Russell Hittinger of Tulsa University and a frequent contributor to First Things was in town this week, and he persuaded me to go see the film Into Great Silence . It is nearly three hours of nearly silent filming of the life of the monks at Grand Chartreuse, the Carthusian monastery founded by St. Bruno in 1084 in the Swiss Alps near Grenoble. The film was a big hit in Europe but is showing here in only one theater, the Film Forum over on West Houston (For non-New Yorkers, that’s How ston.) It was scheduled for a week, then held over for another week, and is now held over indefinitely. The lines to get in are long and steady, and let’s hope theater owners elsewhere will recognize its potential. I understand it will be out in DVD in a few months, but this is something that should, if possible, be seen in the theater. The packed house was almost preternaturally silent as people were caught up into a way of life radically directed to the transcendent, to God. For me, the film made a deep and, I expect, lasting impression. If you have the opportunity, I suggest you not miss it.

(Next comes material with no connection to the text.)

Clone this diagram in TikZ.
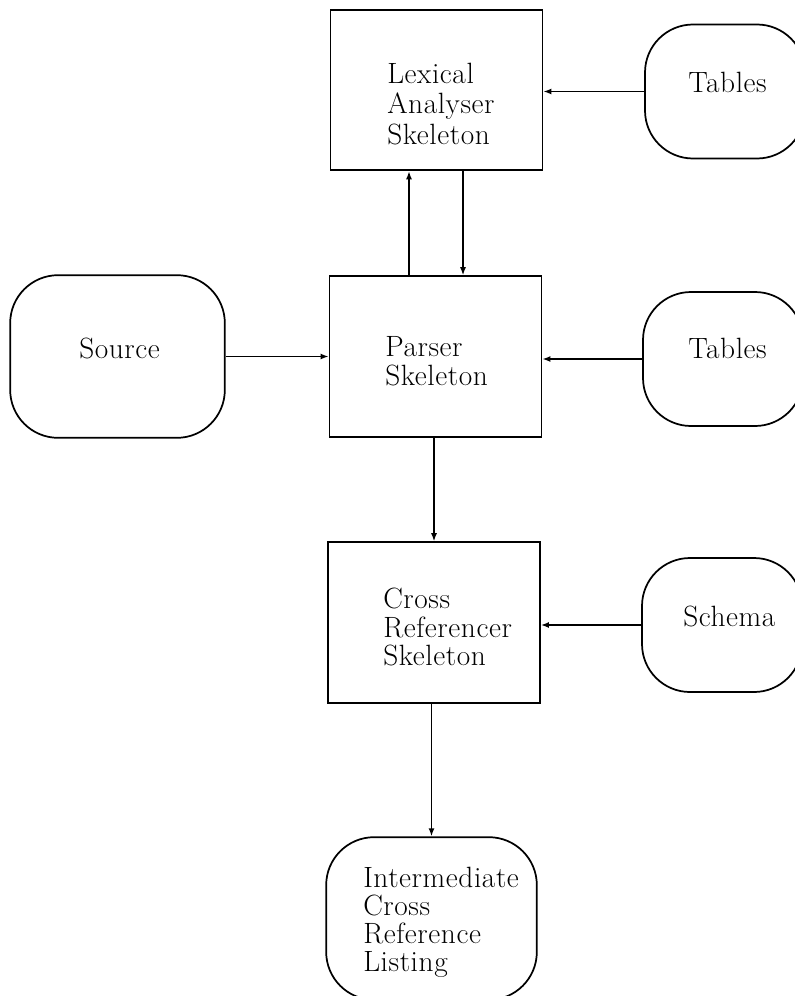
\documentclass[tikz,border=0pt]{standalone}
\usepackage{fontspec}
\setmainfont{Latin Modern Roman}[LetterSpace=2]
\usetikzlibrary{arrows.meta,calc}
\begin{document}
\begin{tikzpicture}[x=0.75pt,y=-0.75pt,
  box/.style={draw,line width=1.4pt,minimum width=159pt,minimum height=120.5pt,inner sep=0pt},
  store/.style={draw,line width=1.3pt,rounded corners=36pt,minimum width=120pt,minimum height=100.5pt,inner sep=0pt},
  lbl/.style={anchor=base west,inner sep=0pt,font=\fontsize{22}{21.5}\selectfont},
  mlbl/.style={anchor=north west,align=left,inner sep=0pt,font=\fontsize{22}{21.5}\selectfont},
  arr/.style={line width=1.1pt,-{Latex[length=6pt,width=4.5pt]}}]
\useasboundingbox (0,0) rectangle (795,996);
\clip (0,0) rectangle (795,996);
% boxes
\node[box] (lex) at (436.5,90) {};
\node[box] (par) at (435.5,356.5) {};
\node[box] (crs) at (434,622.5) {};
% stores
\node[store,minimum width=161pt,minimum height=122pt] (src) at (117.5,356.5) {};
\node[store] (tb1) at (725,91.5) {};
\node[store] (tb2) at (723,359) {};
\node[store] (sch) at (722,625) {};
\node[store,minimum width=158pt,minimum height=122pt] (int) at (431.5,918.5) {};
% texts
\node[mlbl,font=\fontsize{22}{23}\selectfont] (lext) at (387,62.6) {Lexical\\Analyser\\Skeleton};
\node[mlbl] (part) at (385,336.6) {Parser\\Skeleton};
\node[mlbl] (crst) at (383,587.6) {Cross\\Referencer\\Skeleton};
\node[lbl] (srct) at (79,358) {Source};
\node[lbl] (tb1t) at (688,92) {Tables};
\node[lbl] (tb2t) at (688,358) {Tables};
\node[lbl] (scht) at (683,626) {Schema};
\node[mlbl,font=\fontsize{22}{21}\selectfont] (intt) at (363,866.6) {Intermediate\\Cross\\Reference\\Listing};
% connectors
\draw[arr] (tb1.west) -- (tb1.west -| lex.east);
\coordinate (dn) at ($(lex.south)+(26.5,0)$);
\draw[arr] (dn) -- (dn |- par.north);
\coordinate (up) at ($(par.north)+(-26.5,0)$);
\draw[arr] (up) -- (up |- lex.south);
\draw[arr] (src.east) -- (src.east -| par.west);
\draw[arr] (tb2.west) -- (tb2.west -| par.east);
\draw[arr] (crs.north |- par.south) -- (crs.north);
\draw[arr] (sch.west) -- (sch.west -| crs.east);
\draw[arr] (int.north |- crs.south) -- (int.north);
\end{tikzpicture}
\end{document}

In a forthcoming issue of First Things , there will be a full commentary on the remarkable apostolic exhortation issued this week by Benedict XVI, Sacramentum Caritatis. News reports got the document off to a rough start, with headlines declaring that the pope was clamping down on Catholic politicians who reject church teaching, bashing homosexuality, etc., etc. All the usual blather and quite unrelated to the document. In its story, the New York Times did not even manage to say what the exhortation is about, namely, the Eucharist. Damien Thompson, writing in The Telegraph , complains that the document was buried by the bishops of England and Wales, and Uncle Di over at Catholic World News has been tracking some questionable translations of the text apparently aimed at fudging for the sake of those adept at taking offense. (He quotes Philip Lawler, who observed that, when people say they are Catholic but have trouble with some church teachings, you can be pretty sure that they don’t mean they are monophysites.) Sacramentum Caritatis is a long read of some sixty pages and the full text can be found here . And, as I say, watch for a considered reflection on its significance in the magazine.